Hi Shay,
it is worth spending some time discussing mapping, far to many "on top
of the lucene" projects map lucene analyzers 1-1, It looks to me ES
goes further in that sense.
Another example:
"conditional analysis", mapping M to N fields:
Map(STREET, HNO)->{street_name, hno}
Example:
STREET = "Sleepy street 21"
HNO = "null"
should be mapped to
street_name = "sleepy street"
hno = "21"
OR
STREET = "22nd street"
HNO = "10"
should be mapped to
street_name = "22nd street"
hno = "10"
If we were to support something like this, we would have to stretch ES
config capabilities quite a lot, maybe some "request mutators" would
be better.
Something like Transform(Document) -> NEW_Document extensibility plug-
in, so we are not pushing ES to provide all possible transformations,
we just make it possible for users to "do whatever they
want" (something they could anyhow do in client code).

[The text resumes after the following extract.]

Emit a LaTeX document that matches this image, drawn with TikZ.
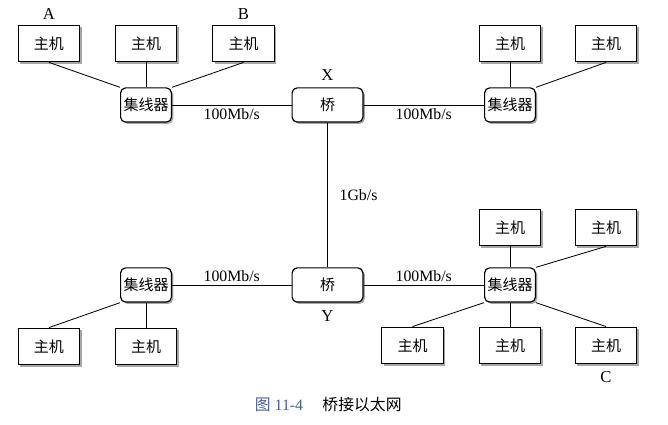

The problem with this is that NEW_DOCUMENT must conform to minimum
standards, (e.g. have the same ID as original Document not to screw up
routing...)
Due to great dynamic mapping in ES, I think it is not a problem to
have it relatively simple. At the end of a day, I think of it as
opening possibility to "push client code to ES" With all its gotcha-s
(User should not wonder if original fields get transformed by
"transformer" )....
What I am trying to say, instead of stretching ES mapping features for
this, maybe it would be better provide "extension points" for users to
reformulate document with their own "transformers".
benefit:
My example with A1, A2 and FULL and any similar would be my concern, I
could indeed make transformer that maps Transform({A1, A2})->{A1, A2,
FULL, NGramFULL, whatever} as intercepted operation...
And it would be my responsibility to know what fields I can use to
search.
Sometimes are these operation quite complicated, imagine some
extractions from unstructured documents where I need to index more
then one index document like:
TransformBulkText("some longish text")-> should get transformed to two
or more documents (Named Entities e.g.)
I do not think it is too hard to make such "API extensions" and make
ES even more usable.... but take it with reserve, I still have to dig
into ES.... Just analyzing if it could help with problems I already
met
Thanks,
Eks
On 22 Mrz., 12:09, Shay Banon shay.ba...@elasticsearch.com wrote:
The index_name is not meant to allow to concatenate several fields. Its just controls the name of the field created (if it will be appended with the path to the object or not). And you, most times, don't have to change it.
Having the ability to create a field that is an aggregation of other several fields is valid, I agree (aside from _all). You can open an issue for that, though, its a bit tricky to implement (as always ).